Todo esse ambiente fomenta a produção de leite e, de um lado, depende da continuidade da forte demanda, seja interna, seja externa. Feitos os comentários a respeito das variáveis envolvidas no comportamento da demanda externa, ficamos então com as dúvidas sobre a demanda interna. Além de alguma repercussão da conjuntura externa, isto é, do menor crescimento mundial podendo afetar a economia brasileira, como admitiu o presidente do Banco Central, Henrique Meirelles, agora estamos diante da possibilidade de racionamento de energia, algo que vem sendo comentado menos do que deveria e que pode ter repercussões negativas no crescimento econômico.
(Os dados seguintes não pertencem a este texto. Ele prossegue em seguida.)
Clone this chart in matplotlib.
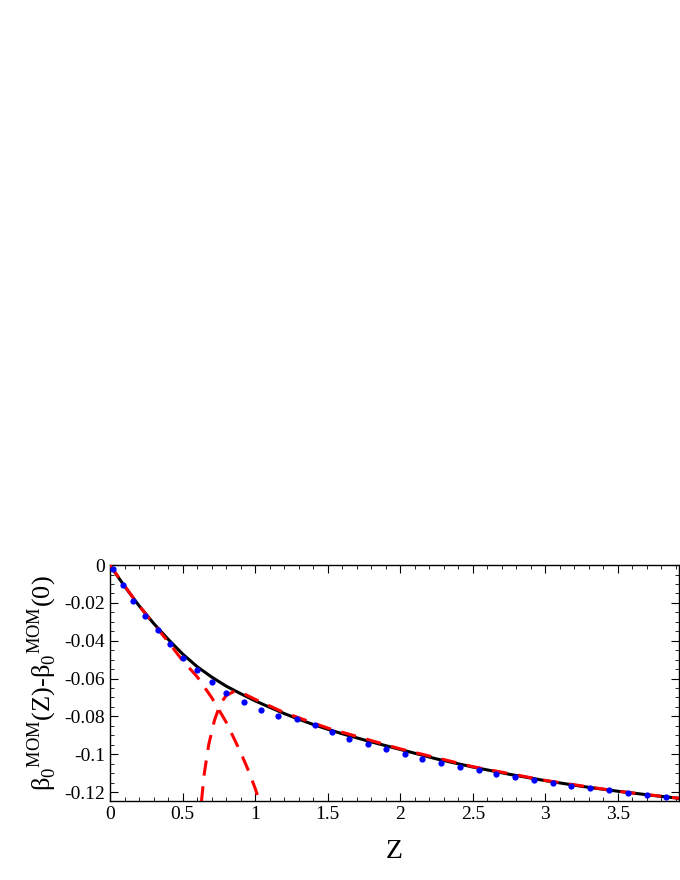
import matplotlib
matplotlib.use("Agg")
import matplotlib.pyplot as plt
from matplotlib.ticker import MultipleLocator, FuncFormatter

# exact curve (black)
z_exact = [0, 0.05, 0.1, 0.2, 0.3, 0.4, 0.5, 0.6, 0.7, 0.8, 0.9, 1.0, 1.1, 1.2, 1.3, 1.4, 1.5, 1.6,
           1.8, 2.0, 2.25, 2.5, 2.75, 3.0, 3.25, 3.5, 3.75, 3.92]
b_exact = [0, -0.0057, -0.0112, -0.0215, -0.0308, -0.0392, -0.0470, -0.0537, -0.0592, -0.0640,
           -0.0680, -0.0718, -0.0752, -0.0785, -0.0815, -0.0843, -0.0868, -0.0892, -0.0935,
           -0.0975, -0.1025, -0.1068, -0.1106, -0.1140, -0.1170, -0.1196, -0.1219, -0.1233]
# small-Z expansion (red dashed)
z_small = [0, 0.1, 0.2, 0.3, 0.4, 0.5, 0.6, 0.7, 0.8, 0.9, 0.95, 1.0, 1.03]
b_small = [0, -0.011, -0.0215, -0.031, -0.0405, -0.0505, -0.059, -0.070, -0.083, -0.099,
           -0.108, -0.118, -0.125]
# large-Z expansion (red dashed)
z_large = [0.63, 0.65, 0.68, 0.72, 0.76, 0.8, 0.85, 0.9, 1.0, 1.2, 1.5, 2.0, 2.5, 3.0, 3.5, 3.92]
b_large = [-0.125, -0.110, -0.095, -0.082, -0.0735, -0.0690, -0.0670, -0.0672, -0.0710,
           -0.0780, -0.0862, -0.0972, -0.1066, -0.1139, -0.1196, -0.1233]
# numerical points (blue)
z_pts = [0.018, 0.087, 0.16, 0.24, 0.33, 0.41, 0.50, 0.60, 0.70, 0.80, 0.92, 1.04, 1.16, 1.29,
         1.41, 1.53, 1.65, 1.78, 1.90, 2.03, 2.15, 2.28, 2.41, 2.54, 2.66, 2.79, 2.92, 3.05,
         3.18, 3.31, 3.44, 3.57, 3.70, 3.83]
b_pts = [-0.0023, -0.0107, -0.0189, -0.0268, -0.0344, -0.042, -0.049, -0.0557, -0.062, -0.0677,
         -0.0726, -0.0767, -0.0796, -0.0812, -0.0848, -0.0883, -0.0918, -0.0948, -0.0974,
         -0.1001, -0.1026, -0.1047, -0.1068, -0.1085, -0.1105, -0.1122, -0.1138, -0.1152,
         -0.1166, -0.1179, -0.1191, -0.1204, -0.1216, -0.1226]

plt.rcParams["font.family"] = "Liberation Serif"
plt.rcParams["mathtext.fontset"] = "custom"
plt.rcParams["mathtext.rm"] = "Liberation Serif"

fig = plt.figure(figsize=(6.8, 8.8), dpi=100)
ax = fig.add_axes([0.1618, 0.0901, 0.8365, 0.2678])

ax.plot(z_exact, b_exact, color="black", lw=2.2, zorder=2)
ax.plot(z_small, b_small, color="#ff0000", lw=2.2, ls=(0, (5, 3.5)), zorder=3)
ax.plot(z_large, b_large, color="#ff0000", lw=2.2, ls=(0, (5, 3.5)), zorder=3)
ax.plot(z_pts, b_pts, "o", color="#0000ff", ms=4.5, mec="none", zorder=4)

ax.set_xlim(0, 3.92)
ax.set_ylim(-0.1246, 0)
ax.xaxis.set_major_locator(MultipleLocator(0.5))
ax.xaxis.set_minor_locator(MultipleLocator(0.1))
ax.yaxis.set_major_locator(MultipleLocator(0.02))
ax.yaxis.set_minor_locator(MultipleLocator(0.005))
fmt = FuncFormatter(lambda v, p: "0" if abs(v) < 1e-9 else ("%g" % round(v, 3)))
ax.xaxis.set_major_formatter(fmt)
ax.yaxis.set_major_formatter(fmt)
ax.tick_params(which="both", direction="in", top=True, right=True, labelsize=14)
ax.tick_params(which="major", length=6)
ax.tick_params(which="minor", length=3)
for s in ax.spines.values():
    s.set_linewidth(1.0)

ax.set_xlabel("Z", fontsize=20, labelpad=12)
ax.set_ylabel(r"β$_{\rm 0}$$^{\rm MOM}$(Z)-β$_{\rm 0}$$^{\rm MOM}$(0)", fontsize=19, labelpad=4)

fig.savefig("out.png", dpi=100)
O possível racionamento de energia, assim como o caos aéreo, nos lembra da dificuldade que temos em planejar nosso futuro e também do quanto não somos preparados para crescimentos acima dos famigerados 2 a 3% anuais, dos últimos 20 anos.
No mesmo sentido, o crescimento da produção de leite também coloca dúvidas sobre as atuais condições do parque fabril de lácteos no país. Em dezembro de 2006, o Cepea/USP indicava que o nível de capacidade ocupada dos laticínios era de 78,9%. De lá para cá, a produção, segundo o índice de captação de leite do Cepea, cresceu 15,9% ou por volta de 8,6 milhões de litros/dia. Se assim for, estaríamos agora próximos do limite, caso as informações estejam corretas e caso não se tenha elevado a capacidade industrial de leite no Brasil. Logicamente houve aumento da capacidade industrial,mas quanto? E, se o USDA estiver certo (leia aqui) e tivermos mais 2,14 bilhões de litros ao final de 2008 (5,86 milhões de litros diários), as novas fábricas serão suficientes? Hoje, conversando com as indústrias do Sudeste, vê que muitas delas estão operando no limite, inclusive terceirizando parte da produção (a exceção parece ser o longa vida, que tem capacidade ociosa). Para a entressafra, provavelmente não teremos problemas, mas para outubro em diante, fica a dúvida: teremos fábricas suficientes? Ou, ainda, a capacidade fabril estará instalada nas áreas onde a produção mais cresce, ou o leite terá de ser transportado, às vezes sujeito a rupturas como as recentemente verificadas nas alterações tributárias que tornam pouco atrativas a venda de leite refrigerado para São Paulo? Esta seguramente não é a principal questão de 2008, mas, no caldeirão de incertezas, entra como mais uma variável.
Vê-se, portanto, que 2008 já nasce coroado de incertezas, tornando difíceis as previsões. Mesmo assim, é possível apostar em algumas possibilidades. A primeira é que a subida de preços verificada em 2007 pode ocorrer mais cedo em 2008, ainda que não se atinjam os picos verificados em setembro. Na média, o primeiro semestre de 2008 deve apresentar preços algo superiores a 2007. Para o segundo semestre, porém, o céu fica mais nebuloso. Aumento de produção, possível desaceleração da economia, risco real de racionamento de energia (a não ser que chova muito) e dúvidas sobre o crescimento de nosso parque industrial de lácteos são aspectos que sinalizam um segundo semestre mais complicado.
De qualquer forma, 2008, na média, tende a ser mais um bom ano para o setor, embora com fortes emoções em função da possível maior volatilidade. Boa gestão, controle de custos e acompanhamento das variáveis de mercado farão a diferença.